Jeffboat workers told facility will soon close 'for good'
Employees at Jeffboat have been told the facility will close for good.
LOUISVILLE, Ky. (WDRB) -- Employees at Jeffboat have been told the facility will close for good next month.
Several employees tell WDRB News that Jeffboat's vice president and general manager Mike Poindexter told them Friday that the Jeffersonville shipyard will close in early April, perhaps as early as April 2.
"We've been expecting it," said 15-year welder Craig Benim of Henryville, Indiana.
Benim said he and fellow workers were called to a meeting Friday afternoon.
"He said, 'We're shutting down for good,' and that Jeffboat was 'shutting the doors,'" Benim said of Poindexter's comments Friday to workers.
Benim added that Poindexter described a surplus of barges throughout the U.S. as companies have overbuilt in the last several years. Poindexter said that it's cheaper for Jeffboat's customers to buy boats already built than order new ones.
Benim described the workers' reaction to the news as quiet.
"It's nice to finally hear it and [for Jeffboat] to finally say it," he said, referring to the closing.
Sources said about 160 union workers are still employed at Jeffboat. There was no word if they will be paid any severance.

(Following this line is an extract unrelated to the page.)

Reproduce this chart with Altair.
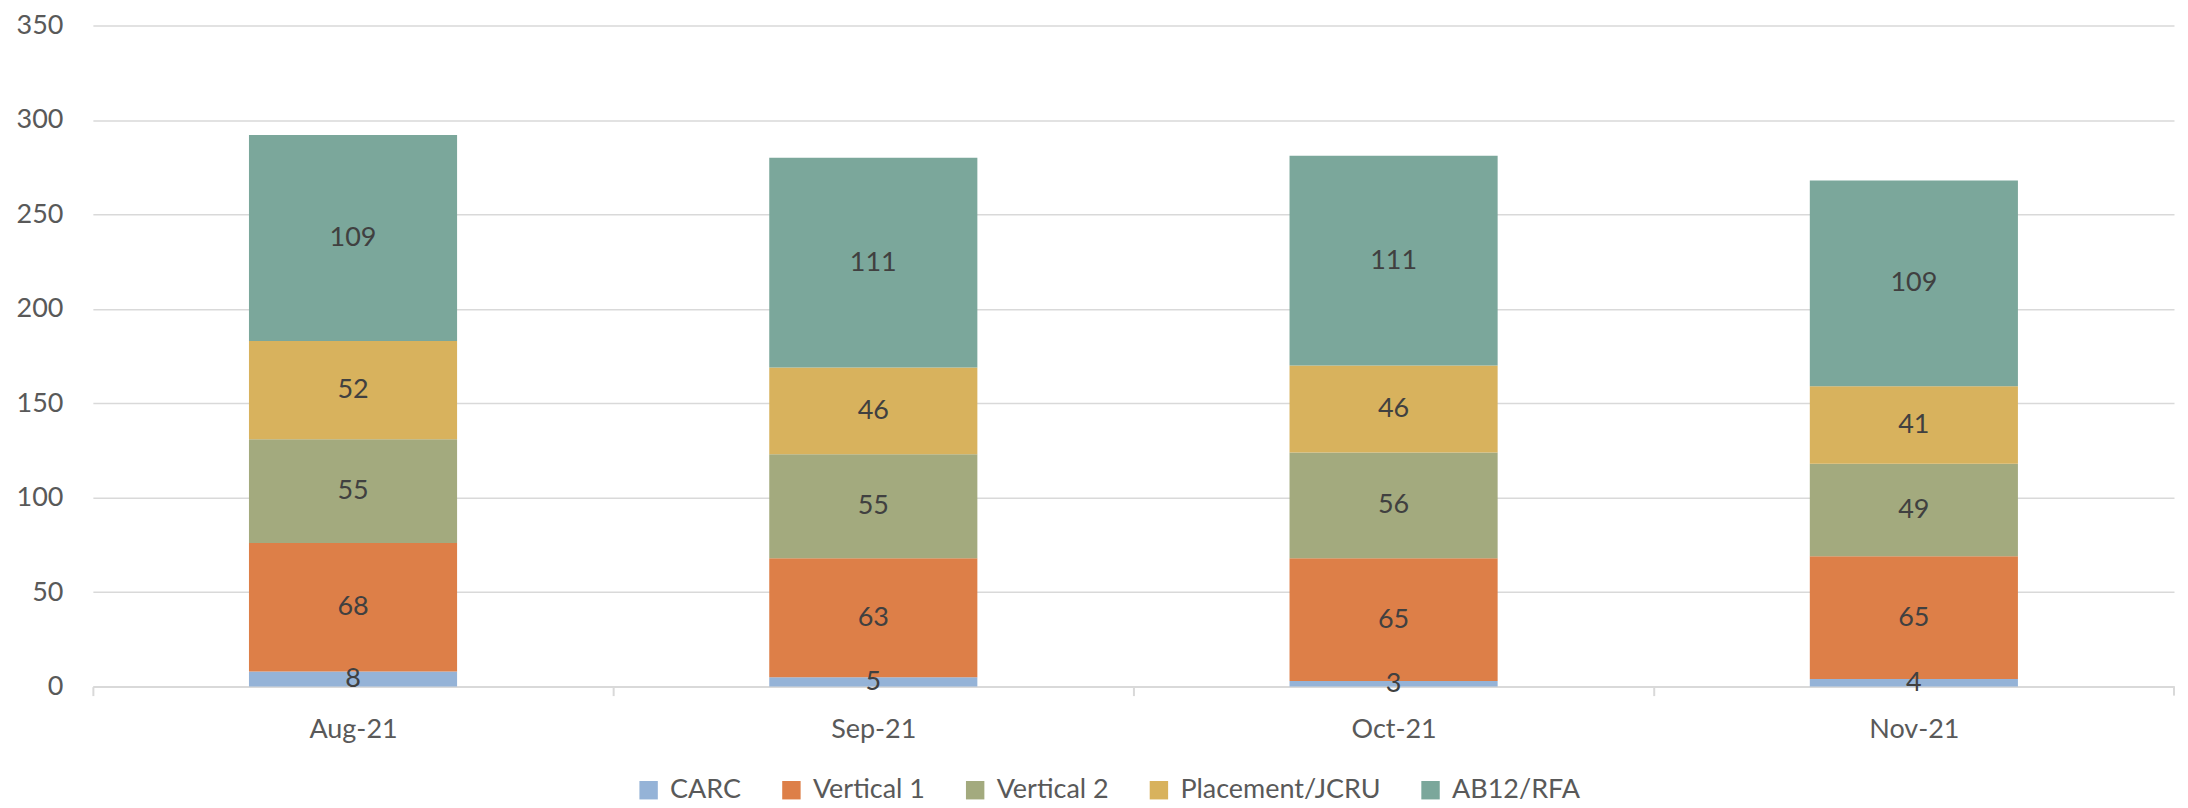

Just last month, Jeffboat announced its latest round of layoffs, affecting more than 200 employees. The company announced an earlier round of layoffs in November last year. A closing had been rumored for several months.
No one from Jeffboat, its parent company American Commercial Barge Line or the union returned WDRB's calls or emails for comment. Jeffersonville Mayor Mike Moore said he had not been informed of the closing as of late Friday afternoon.
Jeffboat once boasted it was the largest inland shipyard in the country. Workers have built steamboats, barges, casino boats and LSTs for the U.S. Navy. It was especially busy during World War II. Jeffboat's history goes back about 80 years. A shipyard under various ownership has been at its Market Street address since the mid-1800s.